=== Problem details ===
Scan the material below for the string "matplotlib", and copy every line where it shows up.

=== Recorded information ===
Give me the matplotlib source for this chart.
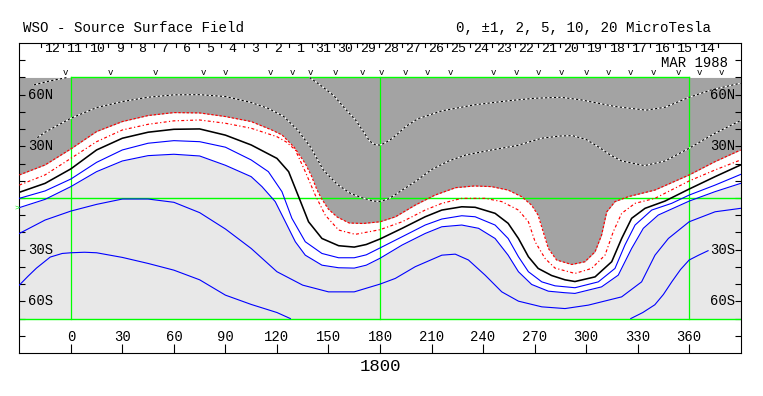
import matplotlib
matplotlib.use('Agg')
import matplotlib.pyplot as plt

plt.rcParams['font.family'] = ['Liberation Mono', 'DejaVu Sans']

# contour lines (longitude, latitude)
# +10 uT (upper dashed), two pieces
pos10a_lon = [-21.5, -12, -2]
pos10a_lat = [65.7, 68, 70]
pos10b_lon = [139, 146, 153, 160, 166, 170, 174, 177, 180, 183, 187, 190, 195, 202, 216,
              235, 255, 270, 285, 297, 317, 335, 346, 360, 373, 390]
pos10b_lat = [70, 65, 59.5, 51.5, 45, 39, 33, 31, 30.7, 32, 34.5, 37, 41.5, 46, 50.6,
              54.1, 56.5, 57.9, 58.5, 57, 53.1, 51, 52.7, 58.5, 62.8, 66.7]

# +5 uT (lower dashed)
pos5_lon = [-19.5, -15, 0, 15, 30, 45, 60, 75, 90, 104.5, 115, 124, 132, 139.4, 147, 155,
            162.7, 170, 176, 180, 185, 190, 200.5, 210, 220, 230, 245, 260, 274, 285, 292,
            300, 307, 314, 320.7, 334, 346, 360, 375, 390]
pos5_lat = [35, 38.2, 46.3, 52.5, 56, 58.5, 59.9, 60, 58.9, 55.6, 52, 47.3, 39.5, 29.8, 16.3, 8,
            2.7, 0, -1.8, -2, -0.5, 2.7, 9.5, 16.5, 21.5, 25, 27.9, 30.5, 34.7, 36, 36.2,
            34, 29.8, 25, 21.5, 18.8, 21.5, 28.9, 37.6, 45]

# +2 uT (outer red, edge of the positive region)
pos2_lon = [-30, -15, 0, 15, 30, 45, 60, 75, 90, 105, 117, 123, 130, 136.5, 140, 143, 145.7,
            150, 155, 162, 170, 180, 189, 200.5, 212, 224, 235, 245, 254.6, 262.4, 268.2,
            272, 275, 278, 282.8, 291.6, 299.3, 305.2, 309, 312, 316.8, 324.6, 340, 360,
            375, 390]
pos2_lat = [13.4, 19.2, 28.5, 38.6, 44.4, 47.9, 49.6, 49.4, 47.3, 44.4, 39.5, 36.6, 29.5, 20,
            13, 5.5, 0, -6.5, -11, -14.5, -14.8, -13.8, -10.9, -4.1, 1.7, 6, 7, 6.6, 4.6, 0.8,
            -4.1, -9.9, -19.6, -29.3, -36, -38.6, -37, -31.2, -21.5, -8, -2.1, 0.8, 4.6,
            13.4, 21.1, 27.9]

# +1 uT (inner red)
pos1_lon = [-30, -15, 0, 15, 30, 45, 60, 75, 90, 105, 120, 125.5, 130.7, 136.5, 142.3, 148.1,
            155.9, 165.6, 180, 192.9, 206.3, 216, 227.6, 241.2, 250.9, 260.6, 266.4, 270.3,
            276.1, 281.9, 293.5, 303.2, 311, 315.8, 320.7, 328.5, 340.1, 360, 375.1, 390]
pos1_lat = [7.5, 13.4, 23.0, 32.7, 39.5, 42.8, 44.8, 45.3, 43.4, 40.5, 35.6, 32.5, 27.9, 15.3,
            1.7, -9.9, -18.6, -21.1, -18.4, -13.8, -7, -3.1, -0.2, -0.2, -2.1, -7, -13.8,
            -25.4, -35.1, -40.7, -43.8, -40.9, -33.2, -19.6, -8.9, -3.1, -0.2, 9.9, 16.3, 22.1]

# neutral line
zero_lon = [-30, -15, 0, 15, 30, 45, 60, 75, 90, 105, 120, 126.8, 132.6, 138.4, 146.2, 155.9,
            165, 172, 180, 192.9, 206.3, 216, 227.6, 235.4, 247, 254.6, 260.6, 266.4, 272.1,
            279.9, 287.7, 293.5, 305.2, 314.9, 320.7, 326.5, 334.3, 345.9, 360, 375.1, 390]
zero_lat = [3.3, 8.5, 16.9, 27.9, 34.7, 38.2, 39.9, 40.1, 36.5, 30.8, 23.0, 15.3, 0.8, -13.8,
            -23.5, -27.7, -28.5, -27, -23.8, -17.6, -10.9, -7, -5.1, -5.4, -8.9, -14.7, -23.5,
            -34.1, -40.9, -45, -47.5, -48.5, -45.8, -37, -23.5, -11.8, -6, -1.8, 5.2, 12.4, 19.2]

# -1 uT
neg1_lon = [-30, -15, 0, 15, 30, 45, 60, 75, 90, 105, 115, 122.9, 128.7, 136.5, 146.2, 155.9,
            165, 172, 180, 192.9, 206.3, 216, 227.6, 235.4, 247, 254.6, 260.6, 266.4, 274.2,
            281.9, 293.5, 307.1, 316.8, 322.6, 328.5, 338.2, 349.8, 360, 375.1, 390]
neg1_lat = [-0.2, 4.1, 11.0, 20.7, 27.9, 31.8, 33.3, 32.7, 29.5, 22.1, 15.3, 3.7, -11.8, -25.4,
            -32.2, -34.7, -34.7, -33, -29, -22.5, -15.7, -12.2, -10.3, -10.9, -15.7, -23.5,
            -34.1, -42.8, -48.7, -51, -52.1, -48.7, -40.9, -27.3, -15.7, -7, -3.1, 1.7, 7.5, 13.7]

# -2 uT (edge of the negative region)
neg2_lon = [-30, -15, 0, 15, 30, 45, 60, 75, 90, 105, 111.3, 119, 124.9, 130.7, 136.5, 146.2,
            155.9, 165, 172, 180, 192.9, 206.3, 216, 227.6, 237.4, 247, 254.6, 260.6, 268.3,
            278, 287.7, 293.5, 309, 318.7, 326.5, 333.3, 342, 360, 375.1, 390]
neg2_lat = [-5.6, -0.8, 6.6, 15.3, 21.5, 24.6, 25.4, 24.4, 19, 12.4, 6.6, -2.1, -13.8, -25.4,
            -33.2, -39, -40.5, -40.7, -39, -35, -27.3, -20.6, -16.7, -15.7, -17.6, -23.5,
            -33.2, -42.8, -50.2, -54.1, -55, -55.4, -51.6, -44.8, -29.3, -17.6, -9.9, -1.8,
            3.7, 8.5]

# -5 uT
neg5_lon = [-30, -15, 0, 15, 30, 45, 60, 75, 90, 105, 120, 135, 150, 165, 180, 188.9, 200.5,
            216, 223.8, 231.5, 241.2, 250.9, 260.6, 274.2, 287.7, 301.3, 320.7, 332.3, 340.1,
            347.9, 360, 375.1, 390]
neg5_lat = [-20.6, -12.8, -7.6, -3.7, -0.6, -0.6, -2.5, -8.5, -18, -29.3, -42.8, -50.6, -54.5,
            -54.5, -50, -46.7, -39.9, -33.2, -32.6, -36, -44.8, -54.5, -59.9, -63.2, -64.2,
            -62.2, -57.4, -48.7, -33.2, -23.5, -13.8, -8, -6]

# -10 uT, two pieces
neg10a_lon = [-30, -25, -20, -12, -5, 0, 8, 15, 30, 45, 60, 75, 90, 105, 120, 127.8]
neg10a_lat = [-50.6, -45.5, -40.7, -34.3, -32.2, -31.8, -31.5, -31.8, -34.5, -38, -41.9, -47.5,
              -56.4, -61.8, -66.5, -70]
neg10b_lon = [326, 333, 340, 345, 350, 355, 360, 365.5, 371]
neg10b_lat = [-70, -66.5, -62, -56, -48.5, -41.5, -36, -33.2, -30.6]

# longitudes of the observations (v marks)
obs_lon = [-3.1, 23.1, 49.3, 77.2, 90, 116.1, 129, 139.3, 153.9, 169.5, 181.1, 194.6, 207.3,
           220.8, 246, 259.6, 272.2, 285.8, 300.3, 312.9, 325.5, 339.1, 353.6, 366.2, 378.9]

day_labels = ['12', '11', '10', '9', '8', '7', '6', '5', '4', '3', '2', '1', '31', '30', '29',
              '28', '27', '26', '25', '24', '23', '22', '21', '20', '19', '18', '17', '16',
              '15', '14']
day_start_lon = -17.6
deg_per_day = 13.15

lon_ticks = [0, 30, 60, 90, 120, 150, 180, 210, 240, 270, 300, 330, 360]
lat_label_pos = [60, 30, -30, -60]
lat_label_txt = ['60N', '30N', '30S', '60S']

dark = '#a3a3a3'
light = '#e8e8e8'
green = '#00ff00'

fig = plt.figure(figsize=(7.63, 3.96), dpi=100)
ax = fig.add_axes([19.3 / 763, 43 / 396, 721.4 / 763, 310 / 396])
ax.set_xlim(-30, 390)
ax.set_ylim(-90, 90)

# polarity shading
ax.fill_between(pos2_lon, pos2_lat, 70, color=dark, lw=0, zorder=1)
ax.fill_between(neg2_lon, -70, neg2_lat, color=light, lw=0, zorder=1)

# green frame / grid
ax.plot([-30, 390], [0, 0], color=green, lw=1, zorder=2)
ax.plot([-30, 390], [-70, -70], color=green, lw=1, zorder=2)
ax.plot([0, 360], [70, 70], color=green, lw=1, zorder=2)
for x in [0, 180, 360]:
    ax.plot([x, x], [-70, 70], color=green, lw=0.9, zorder=2)

# positive contours: black/white dashes
for lo, la in [(pos10a_lon, pos10a_lat), (pos10b_lon, pos10b_lat), (pos5_lon, pos5_lat)]:
    ax.plot(lo, la, color='white', lw=0.8, zorder=3)
    ax.plot(lo, la, color='black', lw=0.8, ls=(0, (2, 2)), zorder=3)

ax.plot(pos2_lon, pos2_lat, color='red', lw=0.85, ls=(0, (2, 1.5)), zorder=3)
ax.plot(pos1_lon, pos1_lat, color='red', lw=0.85, ls=(0, (2.5, 2, 1, 2)), zorder=3)
ax.plot(zero_lon, zero_lat, color='black', lw=1.15, zorder=3)
for lo, la in [(neg1_lon, neg1_lat), (neg2_lon, neg2_lat), (neg5_lon, neg5_lat),
               (neg10a_lon, neg10a_lat), (neg10b_lon, neg10b_lat)]:
    ax.plot(lo, la, color='blue', lw=0.8, zorder=3)

# axes ticks
ax.set_yticks(range(-80, 81, 10))
ax.tick_params(axis='y', left=True, right=True, direction='in', length=4.3, width=0.8,
               labelleft=False)
ax.set_xticks(lon_ticks)
ax.tick_params(axis='x', bottom=True, top=False, direction='in', length=6.5, width=0.8,
               labelbottom=False)
for s in ax.spines.values():
    s.set_linewidth(0.8)

for lon in lon_ticks:
    ax.text(lon, -80.8, str(lon), ha='center', va='center', fontsize=10)

for la, t in zip(lat_label_pos, lat_label_txt):
    ax.text(-24.8, la, t, ha='left', va='center', fontsize=10, zorder=4)
    ax.text(372.2, la, t, ha='left', va='center', fontsize=10, zorder=4)

# day ticks and numbers along the top
for k in range(len(day_labels) + 1):
    lon = day_start_lon + k * deg_per_day
    ax.plot([lon, lon], [90, 87.4], color='black', lw=0.8)
for k, d in enumerate(day_labels):
    lon = day_start_lon + (k + 0.5) * deg_per_day
    ax.text(lon, 86.3, d, ha='center', va='center', fontsize=9.5)

ax.text(382.5, 78.6, 'MAR 1988', ha='right', va='center', fontsize=10)

for lon in obs_lon:
    ax.text(lon, 72.6, 'v', ha='center', va='center', fontsize=6.5)

ax.text(-31.2, -5.8, '>', ha='center', va='center', fontsize=6, color=green, clip_on=False)

ax.text(180, -97.7, '1800', ha='center', va='center', fontsize=12.5, clip_on=False)

fig.text(23 / 763, 1 - 28 / 396, 'WSO - Source Surface Field', ha='left', va='center',
         fontsize=10.2)
fig.text(711 / 763, 1 - 28 / 396, '0, \u00b11, 2, 5, 10, 20 MicroTesla', ha='right',
         va='center', fontsize=10.2)

fig.savefig('out.png', dpi=100, facecolor='white')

=== Result for this exercise ===
Give me the matplotlib source for this chart.
import matplotlib
matplotlib.use('Agg')
import matplotlib.pyplot as plt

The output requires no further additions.